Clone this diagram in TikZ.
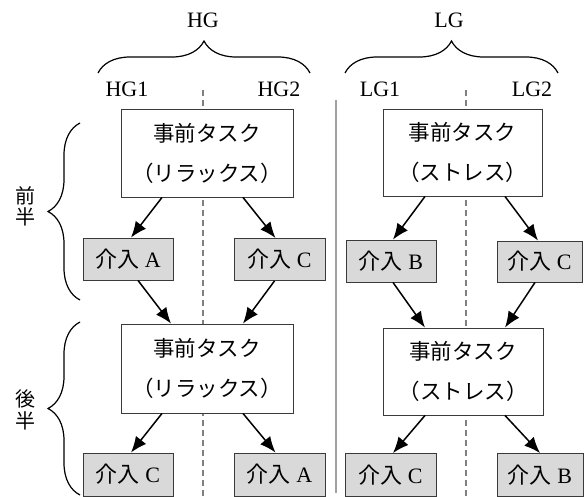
\documentclass[tikz,border=0pt]{standalone}
\usepackage{fontspec}
\setmainfont{Liberation Serif}
\newfontfamily\jp{Noto Sans CJK JP}
\usetikzlibrary{arrows.meta,calc,decorations.pathreplacing}
\definecolor{boxgray}{HTML}{D9D9D9}
\definecolor{edge}{HTML}{3A3A3A}
\definecolor{dashgray}{HTML}{808080}
\definecolor{solidgray}{HTML}{A0A0A0}
\begin{document}
\begin{tikzpicture}[x=1pt,y=-1pt,
  txt/.style={font=\fontsize{22}{26}\selectfont, inner sep=0pt},
  taskbox/.style={draw=edge, line width=0.9pt, fill=white, align=center,
     font=\fontsize{21.5}{40}\selectfont, inner sep=0pt},
  intbox/.style={draw=edge, line width=0.9pt, fill=boxgray, inner sep=0pt,
     font=\fontsize{22}{26}\selectfont, minimum height=42},
  arr/.style={line width=1.5pt, -{Latex[length=16pt,width=13pt]}},
  grpbrace/.style={decorate, decoration={brace, amplitude=32pt}, line width=1.2pt},
  divdash/.style={dashgray, line width=1.2pt, dash pattern=on 6pt off 4pt},
  divsolid/.style={solidgray, line width=1.6pt}
]
\useasboundingbox (0,0) rectangle (584,497);

% dividers
\coordinate (dh1) at (203,90); \coordinate (dh2) at (203,497);
\coordinate (dl1) at (466,90); \coordinate (dl2) at (466,497);
\coordinate (s1) at (336,100); \coordinate (s2) at (336,493);
\draw[divdash] (dh1) -- (dh2);
\draw[divdash] (dl1) -- (dl2);
\draw[divsolid] (s1) -- (s2);

% group labels and braces
\node[txt] (HG) at (203,20) {HG};
\node[txt] (LG) at (449,20) {LG};
\coordinate (bh1) at (98,73); \coordinate (bh2) at (310,73);
\coordinate (bl1) at (345,73); \coordinate (bl2) at (558,73);
\draw[grpbrace] (bh1) -- (bh2);
\draw[grpbrace] (bl1) -- (bl2);
\node[txt] (HG1) at (127,89) {HG1};
\node[txt] (HG2) at (279,89) {HG2};
\node[txt] (LG1) at (380,89) {LG1};
\node[txt] (LG2) at (532,89) {LG2};

% side braces
\coordinate (f1) at (80,300); \coordinate (f2) at (80,123);
\coordinate (k1) at (80,495); \coordinate (k2) at (80,322);
\draw[grpbrace] (f1) -- (f2);
\draw[grpbrace] (k1) -- (k2);
\node[txt, align=center, font=\fontsize{20}{21}\selectfont\jp] (zen) at (26,206) {前\\半};
\node[txt, align=center, font=\fontsize{20}{22}\selectfont\jp] (kou) at (26,410) {後\\半};

% HG boxes
\node[taskbox, minimum width=172, minimum height=88] (h1) at (207,153) {{\jp 事前タスク}\\{\jp （リラックス）}};
\node[intbox, minimum width=90] (ha) at (128,259) {{\jp 介入} A};
\node[intbox, minimum width=91] (hc) at (279.5,259.5) {{\jp 介入} C};
\node[taskbox, minimum width=172, minimum height=89] (h2) at (207,368.5) {{\jp 事前タスク}\\{\jp （リラックス）}};
\node[intbox, minimum width=90, minimum height=43] (hc2) at (128,474.5) {{\jp 介入} C};
\node[intbox, minimum width=91, minimum height=43] (ha2) at (279.5,474.5) {{\jp 介入} A};

% LG boxes
\node[taskbox, minimum width=159, minimum height=87] (l1) at (462.5,152.5) {{\jp 事前タスク}\\{\jp （ストレス）}};
\node[intbox, minimum width=90] (lb) at (391,261) {{\jp 介入} B};
\node[intbox, minimum width=85, minimum height=41] (lc) at (539.5,261.5) {{\jp 介入} C};
\node[taskbox, minimum width=160, minimum height=87] (l2) at (463,371.5) {{\jp 事前タスク}\\{\jp （ストレス）}};
\node[intbox, minimum width=91, minimum height=43] (lc2) at (390.5,475) {{\jp 介入} C};
\node[intbox, minimum width=86, minimum height=43] (lb2) at (540,475) {{\jp 介入} B};

% HG arrows
\draw[arr] ($(h1.south)+(-45,0)$) -- ($(ha.north)+(3,0)$);
\draw[arr] ($(h1.south)+(36,0)$) -- ($(hc.north)+(-4,0)$);
\draw[arr] ($(ha.south)+(10,0)$) -- ($(h2.north)+(-36,0)$);
\draw[arr] ($(hc.south)+(-5,0)$) -- ($(h2.north)+(36,0)$);
\draw[arr] ($(h2.south)+(-45,0)$) -- ($(hc2.north)+(3,0)$);
\draw[arr] ($(h2.south)+(36,0)$) -- ($(ha2.north)+(-4,0)$);

% LG arrows
\draw[arr] ($(l1.south)+(-37.5,0)$) -- ($(lb.north)+(2,0)$);
\draw[arr] ($(l1.south)+(42.5,0)$) -- ($(lc.north)+(-1.5,0)$);
\draw[arr] ($(lb.south)+(2,0)$) -- ($(l2.north)+(-38,0)$);
\draw[arr] ($(lc.south)+(-4.5,0)$) -- ($(l2.north)+(42,0)$);
\draw[arr] ($(l2.south)+(-38,0)$) -- ($(lc2.north)+(2.5,0)$);
\draw[arr] ($(l2.south)+(42,0)$) -- ($(lb2.north)+(0,0)$);
\end{tikzpicture}
\end{document}
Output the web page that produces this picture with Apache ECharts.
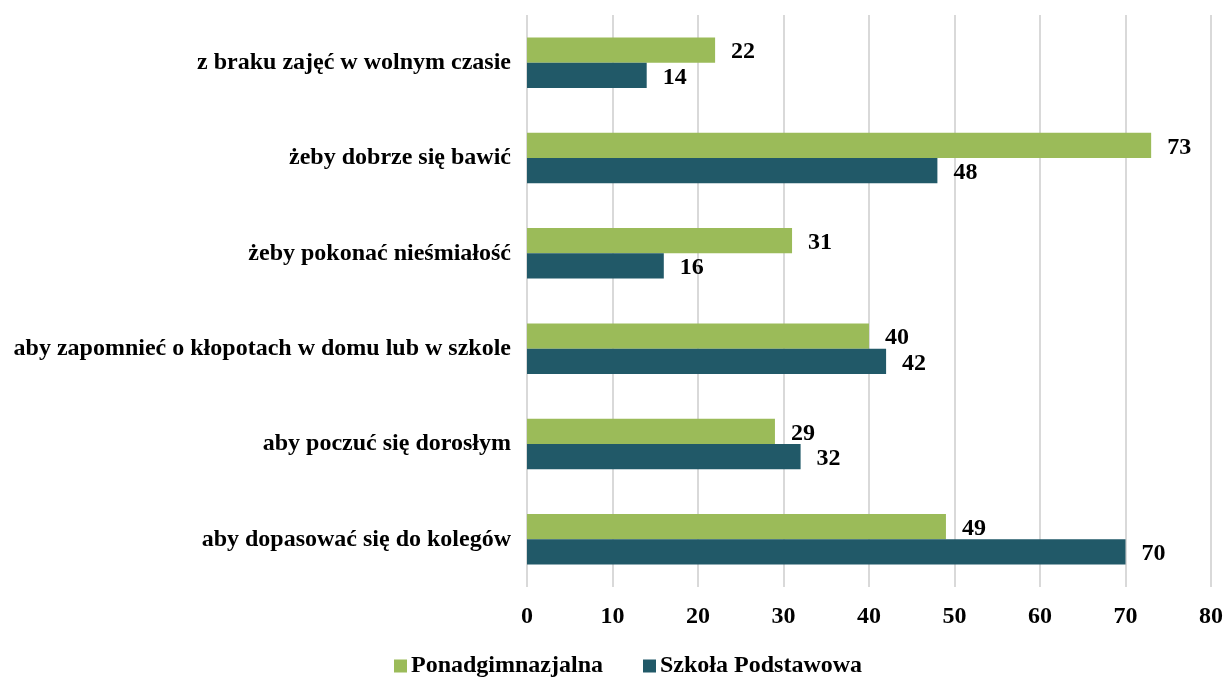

§ **What the task asks**: Exclude every picture and copy the remaining data exactly.

§ **Answer to the exercise**:
Clone this diagram in TikZ.
\documentclass[tikz,border=0pt]{standalone}
\usepackage{fontspec}
\setmainfont{Liberation Serif}
\newfontfamily\jp{Noto Sans CJK JP}
\usetikzlibrary{arrows.meta,calc,decorations.pathreplacing}
\definecolor{boxgray}{HTML}{D9D9D9}
\definecolor{edge}{HTML}{3A3A3A}
\definecolor{dashgray}{HTML}{808080}
\definecolor{solidgray}{HTML}{A0A0A0}
\begin{document}
\begin{tikzpicture}[x=1pt,y=-1pt,
  txt/.style={font=\fontsize{22}{26}\selectfont, inner sep=0pt},
  taskbox/.style={draw=edge, line width=0.9pt, fill=white, align=center,
     font=\fontsize{21.5}{40}\selectfont, inner sep=0pt},
  intbox/.style={draw=edge, line width=0.9pt, fill=boxgray, inner sep=0pt,
     font=\fontsize{22}{26}\selectfont, minimum height=42},
  arr/.style={line width=1.5pt, -{Latex[length=16pt,width=13pt]}},
  grpbrace/.style={decorate, decoration={brace, amplitude=32pt}, line width=1.2pt},
  divdash/.style={dashgray, line width=1.2pt, dash pattern=on 6pt off 4pt},
  divsolid/.style={solidgray, line width=1.6pt}
]
\useasboundingbox (0,0) rectangle (584,497);

% dividers
\coordinate (dh1) at (203,90); \coordinate (dh2) at (203,497);
\coordinate (dl1) at (466,90); \coordinate (dl2) at (466,497);
\coordinate (s1) at (336,100); \coordinate (s2) at (336,493);
\draw[divdash] (dh1) -- (dh2);
\draw[divdash] (dl1) -- (dl2);
\draw[divsolid] (s1) -- (s2);

% group labels and braces
\node[txt] (HG) at (203,20) {HG};
\node[txt] (LG) at (449,20) {LG};
\coordinate (bh1) at (98,73); \coordinate (bh2) at (310,73);
\coordinate (bl1) at (345,73); \coordinate (bl2) at (558,73);
\draw[grpbrace] (bh1) -- (bh2);
\draw[grpbrace] (bl1) -- (bl2);
\node[txt] (HG1) at (127,89) {HG1};
\node[txt] (HG2) at (279,89) {HG2};
\node[txt] (LG1) at (380,89) {LG1};
\node[txt] (LG2) at (532,89) {LG2};

% side braces
\coordinate (f1) at (80,300); \coordinate (f2) at (80,123);
\coordinate (k1) at (80,495); \coordinate (k2) at (80,322);
\draw[grpbrace] (f1) -- (f2);
\draw[grpbrace] (k1) -- (k2);
\node[txt, align=center, font=\fontsize{20}{21}\selectfont\jp] (zen) at (26,206) {前\\半};
\node[txt, align=center, font=\fontsize{20}{22}\selectfont\jp] (kou) at (26,410) {後\\半};

% HG boxes
\node[taskbox, minimum width=172, minimum height=88] (h1) at (207,153) {{\jp 事前タスク}\\{\jp （リラックス）}};
\node[intbox, minimum width=90] (ha) at (128,259) {{\jp 介入} A};
\node[intbox, minimum width=91] (hc) at (279.5,259.5) {{\jp 介入} C};
\node[taskbox, minimum width=172, minimum height=89] (h2) at (207,368.5) {{\jp 事前タスク}\\{\jp （リラックス）}};
\node[intbox, minimum width=90, minimum height=43] (hc2) at (128,474.5) {{\jp 介入} C};
\node[intbox, minimum width=91, minimum height=43] (ha2) at (279.5,474.5) {{\jp 介入} A};

% LG boxes
\node[taskbox, minimum width=159, minimum height=87] (l1) at (462.5,152.5) {{\jp 事前タスク}\\{\jp （ストレス）}};
\node[intbox, minimum width=90] (lb) at (391,261) {{\jp 介入} B};
\node[intbox, minimum width=85, minimum height=41] (lc) at (539.5,261.5) {{\jp 介入} C};
\node[taskbox, minimum width=160, minimum height=87] (l2) at (463,371.5) {{\jp 事前タスク}\\{\jp （ストレス）}};
\node[intbox, minimum width=91, minimum height=43] (lc2) at (390.5,475) {{\jp 介入} C};
\node[intbox, minimum width=86, minimum height=43] (lb2) at (540,475) {{\jp 介入} B};

% HG arrows
\draw[arr] ($(h1.south)+(-45,0)$) -- ($(ha.north)+(3,0)$);
\draw[arr] ($(h1.south)+(36,0)$) -- ($(hc.north)+(-4,0)$);
\draw[arr] ($(ha.south)+(10,0)$) -- ($(h2.north)+(-36,0)$);
\draw[arr] ($(hc.south)+(-5,0)$) -- ($(h2.north)+(36,0)$);
\draw[arr] ($(h2.south)+(-45,0)$) -- ($(hc2.north)+(3,0)$);
\draw[arr] ($(h2.south)+(36,0)$) -- ($(ha2.north)+(-4,0)$);

% LG arrows
\draw[arr] ($(l1.south)+(-37.5,0)$) -- ($(lb.north)+(2,0)$);
\draw[arr] ($(l1.south)+(42.5,0)$) -- ($(lc.north)+(-1.5,0)$);
\draw[arr] ($(lb.south)+(2,0)$) -- ($(l2.north)+(-38,0)$);
\draw[arr] ($(lc.south)+(-4.5,0)$) -- ($(l2.north)+(42,0)$);
\draw[arr] ($(l2.south)+(-38,0)$) -- ($(lc2.north)+(2.5,0)$);
\draw[arr] ($(l2.south)+(42,0)$) -- ($(lb2.north)+(0,0)$);
\end{tikzpicture}
\end{document}
Output the web page that produces this picture with Apache ECharts.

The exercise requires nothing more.